Marina tem alguns fatores que jogam a seu favor. A saber: a) ela é a candidata que mais incorporou em sua narrativa o desejo de mudanças expresso nas manifestações de junho de 2013. Quando fala de uma “nova política”, está falando aos milhões de brasileiros que não toleram mais assistir todas as noites aos telejornais mostrando as mesmas caras de políticos antigos em Brasília; b) no eventual segundo turno contra Dilma, os tempos de propaganda eleitoral na TV e no rádio são iguais, com cada uma das candidatas recebendo 10 minutos; c) o PT enfrenta cenários adversos nos 2 principais cenários do Nordeste, Bahia e Pernambuco; d) o terceiro colocado da eleição deste ano deve ser Aécio Neves (PSDB), cujo eleitorado é preponderantemente anti-PT, anti-Lula e anti-Dilma. Nas 3 últimas eleições presidenciais (2002, 2006 e 2010), os terceiros e quartos colocados tinham eleitores mais propensos a votar no candidato no PT (Anthony Garotinho, Ciro Gomes, Heloisa Helena, Cristovam Buarque, Plínio de Arruda Sampaio e Marina Silva). Não será simples para Dilma Rousseff ter os votos de eleitores aecistas mais adiante.

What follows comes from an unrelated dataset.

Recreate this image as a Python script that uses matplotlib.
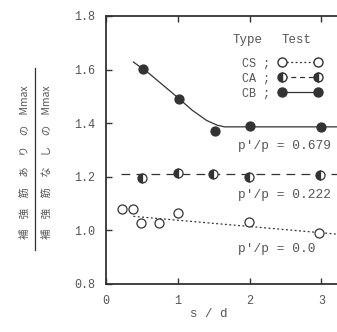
import numpy as np
import matplotlib
matplotlib.use('Agg')
import matplotlib.pyplot as plt
from matplotlib.lines import Line2D

# data
cs_x = [0.22, 0.37, 0.48, 0.73, 1.0, 1.99, 2.97]
cs_y = [1.079, 1.079, 1.027, 1.027, 1.064, 1.03, 0.99]
cs_fit_x = [0.38, 3.5]
cs_fit_y = [1.052, 0.979]

ca_x = [0.5, 1.0, 1.49, 1.99, 2.98]
ca_y = [1.195, 1.214, 1.21, 1.20, 1.206]
ca_fit_x = [0.2, 3.5]
ca_fit_y = [1.21, 1.21]

cb_x = [0.52, 1.02, 1.52, 2.01, 3.0]
cb_y = [1.603, 1.49, 1.371, 1.39, 1.386]
cb_fit_x = [0.38, 0.6, 0.8, 1.0, 1.2, 1.4, 1.55, 1.65, 3.5]
cb_fit_y = [1.628, 1.585, 1.54, 1.495, 1.448, 1.41, 1.392, 1.386, 1.386]

ratio_labels = ["p'/p = 0.679", "p'/p = 0.222", "p'/p = 0.0"]
ratio_pos = [(1.84, 1.315), (1.84, 1.13), (1.84, 0.93)]

type_labels = ['CS ;', 'CA ;', 'CB ;']
ylab_top = '補\u3000強\u3000筋\u3000あ\u3000り\u3000の\u3000Mmax'
ylab_bot = '補\u3000強\u3000筋\u3000な\u3000し\u3000の\u3000Mmax'

TXT = '#555555'
INK = '#333333'
MONO = 'Liberation Mono'
JP = ['Noto Sans CJK JP', 'DejaVu Sans']

fig = plt.figure(figsize=(3.37, 3.32), dpi=100)
ax = fig.add_axes([0.315, 0.145, 0.745, 0.807])

ms = 6.5
ax.plot(cs_fit_x, cs_fit_y, ls=(0, (1.5, 2)), color=INK, lw=0.9)
ax.plot(ca_fit_x, ca_fit_y, ls=(0, (7, 5)), color=INK, lw=0.9)
ax.plot(cb_fit_x, cb_fit_y, ls='-', color=INK, lw=0.9)

ax.plot(cs_x, cs_y, 'o', ms=ms, mfc='white', mec=INK, mew=0.9)
ax.plot(ca_x, ca_y, 'o', ms=ms, fillstyle='left', mfc=INK,
        markerfacecoloralt='white', mec=INK, mew=0.9)
ax.plot(cb_x, cb_y, 'o', ms=ms, mfc=INK, mec=INK, mew=0.9)

for lab, (x, y) in zip(ratio_labels, ratio_pos):
    ax.text(x, y, lab, family=MONO, fontsize=9.3, color=TXT, va='center')

# legend
h_cs = Line2D([], [], ls=(0, (1.5, 2)), color=INK, lw=0.9, marker='o', ms=ms,
              mfc='white', mec=INK)
h_ca = Line2D([], [], ls=(0, (4, 3)), color=INK, lw=0.9, marker='o', ms=ms,
              fillstyle='left', mfc=INK, markerfacecoloralt='white', mec=INK)
h_cb = Line2D([], [], ls='-', color=INK, lw=0.9, marker='o', ms=ms,
              mfc=INK, mec=INK)
leg = ax.legend([h_cs, h_ca, h_cb], type_labels,
                markerfirst=False, numpoints=2,
                handlelength=3.65, handletextpad=0.75, labelspacing=0.25,
                frameon=False, loc='upper right', bbox_to_anchor=(0.9, 0.885),
                prop={'family': MONO, 'size': 8.5})
for t in leg.get_texts():
    t.set_color(TXT)
ax.text(1.97, 1.712, 'Type', family=MONO, fontsize=9, color=TXT,
        ha='center', va='center')
ax.text(2.65, 1.712, 'Test', family=MONO, fontsize=9, color=TXT,
        ha='center', va='center')

ax.set_xlim(0, 3.5)
ax.set_ylim(0.8, 1.8)
ax.set_xticks([0, 1, 2, 3])
ax.set_yticks([0.8, 1.0, 1.2, 1.4, 1.6, 1.8])
ax.set_yticklabels(['0.8', '1.0', '1.2', '1.4', '1.6', '1.8'])
ax.tick_params(direction='in', length=4, width=1, color=INK,
               top=True, labelcolor=TXT, labelsize=8.5, pad=8)
for lbl in ax.get_xticklabels() + ax.get_yticklabels():
    lbl.set_fontfamily(MONO)
for s in ax.spines.values():
    s.set_color(INK)
    s.set_linewidth(1.3)

ax.set_xlabel('s / d', family=MONO, fontsize=9, color=TXT, labelpad=10)
ax.xaxis.set_label_coords(0.41, -0.09)

# fraction label on the left
fig.text(0.074, 0.51, ylab_top, rotation=90, family=JP,
         fontsize=7.5, color=TXT, ha='center', va='center')
fig.text(0.139, 0.51, ylab_bot, rotation=90, family=JP,
         fontsize=7.5, color=TXT, ha='center', va='center')
fig.add_artist(Line2D([0.104, 0.104], [0.247, 0.795], transform=fig.transFigure,
                      color=INK, lw=0.9))

fig.savefig('out.png', dpi=100)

É bem verdade que Aécio Neves tem feito uma propaganda forte contra Marina Silva nas últimas semanas (''Marina é a Dilma com outra roupa''). Ainda assim, não está claro se o eleitorado do PSDB –possivelmente perto de 20% dos votos válidos nesta eleição– vai preferir dar mais 4 anos ao PT no Palácio do Planalto ou se vai arriscar uma novidade, apoiando a candidata do PSB no 2º turno.
A decisão dos aecistas –e de muitos outros eleitores– vai depender de como Marina Silva reagirá nas próximas duas semanas (até o 1º turno, em 5.out.2014). Se a pessebista demonstrar fragilidade excessiva e entrar muito desidratada na fase final da campanha, a profecia de que ela não tem como ganhar vai se autocumprir.
Como se observa na tabela acima deste post, nunca um candidato que entrou no 2º turno muito atrás nas pesquisas conseguiu reverter o quadro para vencer a disputa.
Desde a semana passada, Marina Silva resolveu reagir dentro do campo em que se dá melhor: o da emoção. No sábado (13.set.2014), ela começou a mostrar sua artilharia. Mais recentemente, falou sobre como foi sentir fome quando era criança no Acre, seu Estado natal. Todas as pesquisas internas das campanhas presidenciais indicam que esses comerciais tiveram impacto positivo para Marina.
É claro que ninguém faz campanha até o último dia apenas provocando emoção nos eleitores ao relatar uma infância difícil. Mas essa foi uma amostra grátis de como será Marina no 2º turno, quando terá reforço na campanha de TV e rádio –hoje basicamente sob o comando de Diego Brandy, que trabalha com poucos recursos e tempo exíguo. O cineasta Fernando Meirelles deve ser incorporado ao time em breve.
Ocorre que Marina precisa também dissipar o medo do desconhecido que existe no eleitorado em relação a ela. Nesse caso, seus programas e exposição midiática terão de encontrar uma narrativa que satisfaça aqueles que estão hoje em dúvida. Não é fácil, embora tampouco seja impossível.
E COMO FICA O PSDB
É importante fazer um último registro antes que tucanos se irritem e digam que o próprio Aécio tem chances de ir ao 2º turno. Tudo ainda é possível numa eleição tão cheia de surpresas como a atual. É claro que, tecnicamente, qualquer um dos 11 candidatos inscritos na corrida pelo Planalto pode chegar à rodada final de votação.
Mas a história recente das disputas presidenciais mostra que seria um fato realmente muito inaudito ver o candidato hoje com 17% conseguir passar ao 2º turno. Basta olhar a tabela acima neste post e verificar que isso nunca ocorreu no Brasil.
O segundo turno será realizado, como determina a Constituição, no último domingo de outubro, que neste ano é o dia 26. E tudo indica que o PSDB está fora desse jogo.
A se confirmar esse cenário, Aécio Neves terá sido o candidato a presidente pelo PSDB com o pior desempenho nos últimos 20 anos. O estrago poderá ser ainda maior se ele também registrar um revés em Minas Gerais, com o seu candidato a governador, Pimenta da Veiga, sendo derrotado, como sinalizam as pesquisas.
Tudo considerado, esta é a eleição presidencial brasileira mais cheia de possibilidades desde a de 1989. E como não poderia deixar de ser, o desfecho continua completamente indefinido.